Toute sa vie, Angela Davis a suscité la controverse. Mais lundi, il n'y avait que des admirateurs pour l'entendre à l'Astral.

Icône du mouvement Black Power des années 70, la militante américaine Angela Davis était de passage à Montréal pour une conférence dans le cadre du Mois de l'histoire des Noirs. Sa légendaire coupe afro a depuis longtemps disparu. Mais son discours reste celui d'une militante. Forcément, car les problèmes raciaux aux États-Unis sont encore loin d'être réglés.

Progrès et reculs

«Le fait qu'on puisse élire un président noir en dit long sur le chemin parcouru», a lancé Mme Davis en entrevue, quelques instants avant de monter sur scène. «Certains aspects du racisme ont été réglés. Mais le racisme structurel, lui, persiste. Je le vois dans les prisons. Il y a actuellement plus de Noirs derrière les barreaux qu'il y avait d'esclaves en 1850. On en compte plus d'un million sur une population carcérale de 2,5 millions. Je le vois aussi dans l'éducation. Tous n'ont pas les mêmes privilèges. On peut donc dire que la situation s'est à la fois empirée et améliorée.»

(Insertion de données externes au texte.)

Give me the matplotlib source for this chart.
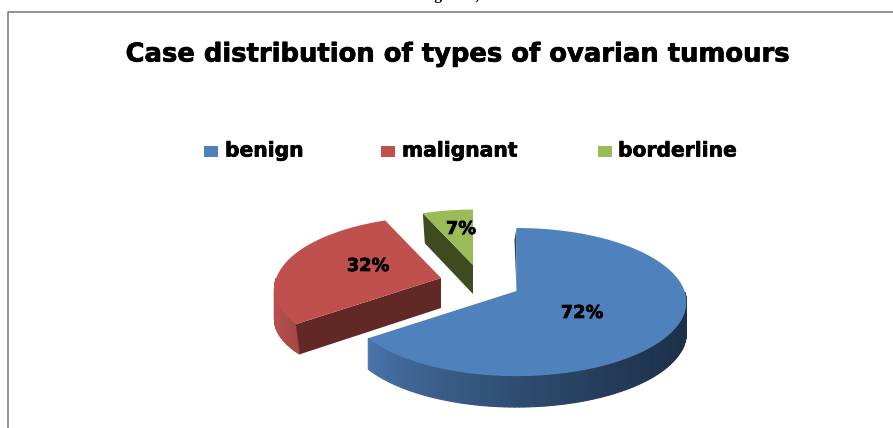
import numpy as np
import matplotlib
matplotlib.use("Agg")
import matplotlib.pyplot as plt
from matplotlib.patches import Polygon, Rectangle
from matplotlib.colors import to_rgb
import matplotlib.patheffects as pe

title = "Case distribution of types of ovarian tumours"
categories = ["benign", "malignant", "borderline"]
values = [72, 32, 7]
labels = ["72%", "32%", "7%"]

colors = ["#4f81bd", "#c0504d", "#9bbb59"]
cut_colors = ["#24405f", "#622826", "#3e4a20"]
side_from = ["#4a76ac", "#b5504e", "#3e4a20"]
side_to = ["#1c3048", "#a54744", "#3e4a20"]
apex = [(516.5, 291), (441, 278), (473, 265)]
scale = [1.0, 0.98, 0.88]
depth = [31, 30, 29]
label_pos = [(582, 313), (368, 266), (461, 229)]
legend_x = [204, 381, 598]
legend_text_x = [225, 402, 618]

RX, RY, P = 168, 72.4, 0.149

fig = plt.figure(figsize=(8.93, 4.28), dpi=100)
ax = fig.add_axes([0, 0, 1, 1])
ax.set_xlim(0, 893)
ax.set_ylim(428, 0)
ax.axis("off")

heavy = [pe.withStroke(linewidth=0.5, foreground="black")]


def project(t_deg, center, s):
    t = np.radians(t_deg)
    u, v = np.sin(t), -np.cos(t)
    w = 1 - P * v
    return np.column_stack((center[0] + s * RX * u / w, center[1] + s * RY * v / w))


# frame: left and top rules only
ax.plot([8, 8, 893], [428, 12, 12], color="#808080", lw=1.2)
ax.text(421, -0.5, "Figure 3,", ha="left", va="baseline", fontsize=11,
        family="Liberation Serif", weight="bold", clip_on=True)

ax.text(458, 54.5, title, ha="center", va="center", fontsize=18.6,
        family="DejaVu Sans", weight="bold", color="black", path_effects=heavy)

for i, name in enumerate(categories):
    ax.add_patch(Rectangle((legend_x[i], 146), 14, 11, fc=colors[i], ec="none"))
    ax.text(legend_text_x[i], 151, name, ha="left", va="center", fontsize=14.6,
            family="DejaVu Sans", weight="bold", color="black", path_effects=heavy)

# angles follow the values, clockwise from 12 o'clock
fractions = np.array(values) / sum(values) * 360
ends = np.cumsum(fractions)
starts = ends - fractions

for i in [2, 1, 0]:
    c, s, d = apex[i], scale[i], depth[i]
    t0, t1 = starts[i], ends[i]
    ts = np.linspace(t0, t1, 160)
    arc = project(ts, c, s)
    # outer rim, shaded along the arc
    c0, c1 = np.array(to_rgb(side_from[i])), np.array(to_rgb(side_to[i]))
    rim = [k for k in range(len(ts) - 1) if 90 <= ts[k] <= 270]
    if rim:
        lo = arc[[rim[0], rim[-1]], 0].min()
        hi = arc[[rim[0], rim[-1]], 0].max()
        for k in rim:
            a, b = arc[k], arc[k + 1]
            f = np.clip((a[0] - lo) / (hi - lo + 1e-9), 0, 1)
            fb = np.clip((b[0] - lo) / (hi - lo + 1e-9), 0, 1)
            shift_a = shift_b = 0.0
            if i == 1:
                shift_a, shift_b = 4 * f, 4 * fb
                g = f
            else:
                g = f ** 0.7
            col = c0 * (1 - g) + c1 * g
            ax.add_patch(Polygon([a, b, (b[0] + shift_b, b[1] + d),
                                  (a[0] + shift_a, a[1] + d)],
                                 fc=col, ec=col, lw=0.8))
    # cut faces
    p = arc[0]
    if i == 0:
        ax.add_patch(Polygon([c, p, (p[0] - 2, p[1] + 12), (c[0], c[1])],
                             fc=cut_colors[i], ec="none"))
    elif i == 1:
        ax.add_patch(Polygon([c, p, (p[0] + 4, p[1] + d), (c[0], c[1] + d)],
                             fc=cut_colors[i], ec="none"))
    else:
        ax.add_patch(Polygon([c, p, (p[0] + 2, p[1] + d + 1), (c[0], c[1] + d)],
                             fc=cut_colors[i], ec="none"))
    # top face
    ax.add_patch(Polygon(np.vstack(([c], arc)), fc=colors[i], ec="none"))

for (x, y), lab in zip(label_pos, labels):
    ax.text(x, y, lab, ha="center", va="center", fontsize=12.8,
            family="DejaVu Sans", weight="bold", color="black", path_effects=heavy)

fig.savefig("out.png", dpi=100, facecolor="white")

Les politiques de droite, qui ont une influence sur tout le système, expliquent en bonne partie ce recul. «Un président ne peut pas faire la différence», a-t-elle souligné, en évoquant la désindustrialisation, le capitalisme sauvage et le démantèlement de l'État-providence qui gangrènent le pays de l'Oncle Sam.

Ce n'est guère mieux au Canada, a ajouté la militante, qui déplore les «directions conservatrices» du gouvernement en place. «On pourrait croire que vous êtes plus avancés que les États-Unis. Mais vous aussi, vous avez besoin de changements en profondeur. Il faut plus de socialisme.»

Mobilisation prometteuse

Le mouvement Occupy et ses dérivés - dont l'Idle No More amérindien - seront peut-être un facteur de changement. Elle voit ces initiatives citoyennes comme quelque chose de «prometteur». Pacifistes, autochtones, immigrants, Noirs, «1%»: tous ces mouvements sont liés les uns aux autres, ce qui n'aurait peut-être pas été aussi simple à l'époque. Elle est tout particulièrement heureuse que des pays africains, l'Égypte et la Tunisie en tête, aient sonné l'éveil des consciences avec leur Printemps arabe.

«Cela est tout à fait inspirant. Il se crée des solidarités qu'on n'aurait jamais pu imaginer. C'est aussi une bonne leçon d'humilité, pour nous, Nord-Américains, qui croyons être les meilleurs dans tout. On peut apprendre beaucoup de ces gens-là. Comme on peut apprendre beaucoup des Palestiniens, qui luttent pour leur terre depuis 1948.»

Même si elle n'est plus à l'avant-poste de la rébellion, la militante de 69 ans continue de livrer bataille sur tous les fronts. Outre la cause noire, elle s'intéresse particulièrement à l'industrie carcérale, au féminisme, à la philo et au communisme, et oeuvre comme conférencière après une longue carrière universitaire.

«Ennemi public»

On est loin de «l'ennemi public numéro un» qui avait semé l'émoi aux États-Unis en 1970. Accusée de complicité de meurtre, Angela Davis, communiste avouée, a figuré sur la liste des femmes les plus recherchées par le FBI, avant d'être incarcérée. L'affaire avait connu un retentissement international et rallié l'appui de plusieurs personnalités d'envergure, dont Jean-Paul Sartre et John Lennon.

Il y a deux ans, l'actrice Halle Berry avait publiquement exprimé son souhait de camper Angela Davis dans un film biographique. C'est plutôt un documentaire qui lui rendra justice. Présenté au Festival international du film de Toronto l'automne dernier, Free Angela Davis and all the Political Prisonners, de Shola Lynch, devrait prendre l'affiche à la fin du mois d'avril. Une occasion de retracer le parcours de cette militante radicale, devenue de son vivant une icône de la culture populaire.